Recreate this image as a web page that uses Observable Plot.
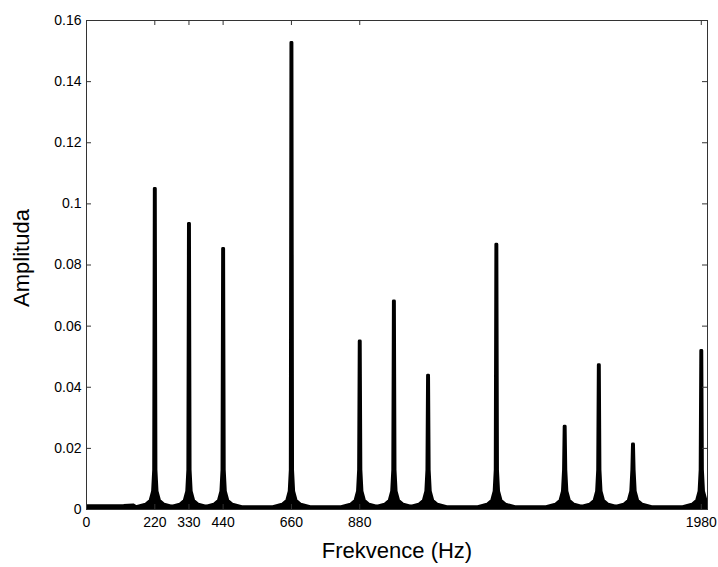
<!DOCTYPE html>
<html>
<head>
<meta charset="utf-8">
<script src="https://cdn.jsdelivr.net/npm/d3@7"></script>
<script src="https://cdn.jsdelivr.net/npm/@observablehq/plot@0.6"></script>
<style>
  body { margin: 0; background: #fff; }
</style>
</head>
<body>
<div id="chart"></div>
<script>
// Harmonic peaks (Hz) and their amplitudes
const peakFreq = [220, 330, 440, 660, 880, 990, 1100, 1320, 1540, 1650, 1760, 1980];
const peakAmp  = [0.105, 0.0936, 0.0854, 0.1528, 0.0551, 0.0682, 0.0439, 0.0868, 0.0272, 0.0474, 0.0214, 0.052];

// Shape of the skirt around each peak (offset in Hz, amplitude); null = the peak itself
const skirtOffset = [-60, -30, -15, -7, -3.5, -1.5, 1.5, 3.5, 7, 15, 30, 60];
const skirtLevel  = [0.0009, 0.0017, 0.003, 0.006, 0.013, null, null, 0.013, 0.006, 0.003, 0.0017, 0.0009];

// Low-frequency noise floor before the first peak
const lowFreq = [0, 60, 120, 150];
const lowAmp  = [0.0012, 0.0012, 0.0013, 0.0015];

// Axis ticks
const xTicks = [0, 220, 330, 440, 660, 880, 1980];
const xTickLabels = ["0", "220", "330", "440", "660", "880", "1980"];
const yTicks = [0, 0.02, 0.04, 0.06, 0.08, 0.1, 0.12, 0.14, 0.16];
const yTickLabels = ["0", "0.02", "0.04", "0.06", "0.08", "0.1", "0.12", "0.14", "0.16"];

const spectrum = [];
lowFreq.forEach((f, i) => spectrum.push({f, a: lowAmp[i]}));
peakFreq.forEach((pf, i) => {
  skirtOffset.forEach((o, j) => {
    spectrum.push({f: pf + o, a: skirtLevel[j] === null ? peakAmp[i] : skirtLevel[j]});
  });
});

const W = 718, H = 567, mL = 86, mR = 11, mT = 20, mB = 58;
const fw = W - mL - mR, fh = H - mT - mB, tl = 5;

const chart = Plot.plot({
  width: W, height: H,
  marginLeft: mL, marginRight: mR, marginTop: mT, marginBottom: mB,
  style: {fontFamily: "'Liberation Sans', Arial, sans-serif", fontSize: "14px", color: "#000", background: "#fff"},
  x: {domain: [0, 2000]},
  y: {domain: [0, 0.16]},
  marks: [
    Plot.areaY(spectrum, {x: "f", y: "a", fill: "#000", clip: true}),
    Plot.lineY(spectrum, {x: "f", y: "a", stroke: "#000", strokeWidth: 3, clip: true}),
    Plot.frame({stroke: "#333"}),
    Plot.tickY(yTicks, {y: d => d, insetRight: fw - tl, stroke: "#333"}),
    Plot.tickY(yTicks, {y: d => d, insetLeft: fw - tl, stroke: "#333"}),
    Plot.tickX(xTicks, {x: d => d, insetTop: fh - tl, stroke: "#333"}),
    Plot.tickX(xTicks, {x: d => d, insetBottom: fh - tl, stroke: "#333"}),
    Plot.axisX(xTicks, {tickSize: 0, tickPadding: 8, label: null, fontSize: 14, tickFormat: (d, i) => xTickLabels[i]}),
    Plot.axisY(yTicks, {tickSize: 0, tickPadding: 5, label: null, fontSize: 14, tickFormat: (d, i) => yTickLabels[i]}),
    Plot.text(["Frekvence (Hz)"], {text: d => d, frameAnchor: "bottom", dy: 48, fontSize: 22, textAnchor: "middle"}),
    Plot.text(["Amplituda"], {text: d => d, frameAnchor: "left", dx: -65, dy: -7, rotate: -90, fontSize: 22, textAnchor: "middle"})
  ]
});
document.getElementById("chart").append(chart);
</script>
</body>
</html>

━━━━━━━━

Exercise goal ▸
Transcribe the whole listing exactly. Pictures are excluded.

Answer for the task ▸
Recreate this image as a web page that uses Observable Plot.
<!DOCTYPE html>
<html>
<head>
<meta charset="utf-8">
<script src="https://cdn.jsdelivr.net/npm/d3@7"></script>
<script src="https://cdn.jsdelivr.net/npm/@observablehq/plot@0.6"></script>
<style>
  body { margin: 0; background: #fff; }
</style>
</head>
<body>
<div id="chart"></div>
<script>
// Harmonic peaks (Hz) and their amplitudes
const peakFreq = [220, 330, 440, 660, 880, 990, 1100, 1320, 1540, 1650, 1760, 1980];
const peakAmp  = [0.105, 0.0936, 0.0854, 0.1528, 0.0551, 0.0682, 0.0439, 0.0868, 0.0272, 0.0474, 0.0214, 0.052];

// Shape of the skirt around each peak (offset in Hz, amplitude); null = the peak itself
const skirtOffset = [-60, -30, -15, -7, -3.5, -1.5, 1.5, 3.5, 7, 15, 30, 60];
const skirtLevel  = [0.0009, 0.0017, 0.003, 0.006, 0.013, null, null, 0.013, 0.006, 0.003, 0.0017, 0.0009];

// Low-frequency noise floor before the first peak
const lowFreq = [0, 60, 120, 150];
const lowAmp  = [0.0012, 0.0012, 0.0013, 0.0015];

// Axis ticks
const xTicks = [0, 220, 330, 440, 660, 880, 1980];
const xTickLabels = ["0", "220", "330", "440", "660", "880", "1980"];
const yTicks = [0, 0.02, 0.04, 0.06, 0.08, 0.1, 0.12, 0.14, 0.16];
const yTickLabels = ["0", "0.02", "0.04", "0.06", "0.08", "0.1", "0.12", "0.14", "0.16"];

const spectrum = [];
lowFreq.forEach((f, i) => spectrum.push({f, a: lowAmp[i]}));
peakFreq.forEach((pf, i) => {
  skirtOffset.forEach((o, j) => {
    spectrum.push({f: pf + o, a: skirtLevel[j] === null ? peakAmp[i] : skirtLevel[j]});
  });
});

const W = 718, H = 567, mL = 86, mR = 11, mT = 20, mB = 58;
const fw = W - mL - mR, fh = H - mT - mB, tl = 5;

const chart = Plot.plot({
  width: W, height: H,
  marginLeft: mL, marginRight: mR, marginTop: mT, marginBottom: mB,
  style: {fontFamily: "'Liberation Sans', Arial, sans-serif", fontSize: "14px", color: "#000", background: "#fff"},
  x: {domain: [0, 2000]},
  y: {domain: [0, 0.16]},
  marks: [
    Plot.areaY(spectrum, {x: "f", y: "a", fill: "#000", clip: true}),
    Plot.lineY(spectrum, {x: "f", y: "a", stroke: "#000", strokeWidth: 3, clip: true}),
    Plot.frame({stroke: "#333"}),
    Plot.tickY(yTicks, {y: d => d, insetRight: fw - tl, stroke: "#333"}),
    Plot.tickY(yTicks, {y: d => d, insetLeft: fw - tl, stroke: "#333"}),
    Plot.tickX(xTicks, {x: d => d, insetTop: fh - tl, stroke: "#333"}),
    Plot.tickX(xTicks, {x: d => d, insetBottom: fh - tl, stroke: "#333"}),
    Plot.axisX(xTicks, {tickSize: 0, tickPadding: 8, label: null, fontSize: 14, tickFormat: (d, i) => xTickLabels[i]}),
    Plot.axisY(yTicks, {tickSize: 0, tickPadding: 5, label: null, fontSize: 14, tickFormat: (d, i) => yTickLabels[i]}),
    Plot.text(["Frekvence (Hz)"], {text: d => d, frameAnchor: "bottom", dy: 48, fontSize: 22, textAnchor: "middle"}),
    Plot.text(["Amplituda"], {text: d => d, frameAnchor: "left", dx: -65, dy: -7, rotate: -90, fontSize: 22, textAnchor: "middle"})
  ]
});
document.getElementById("chart").append(chart);
</script>
</body>
</html>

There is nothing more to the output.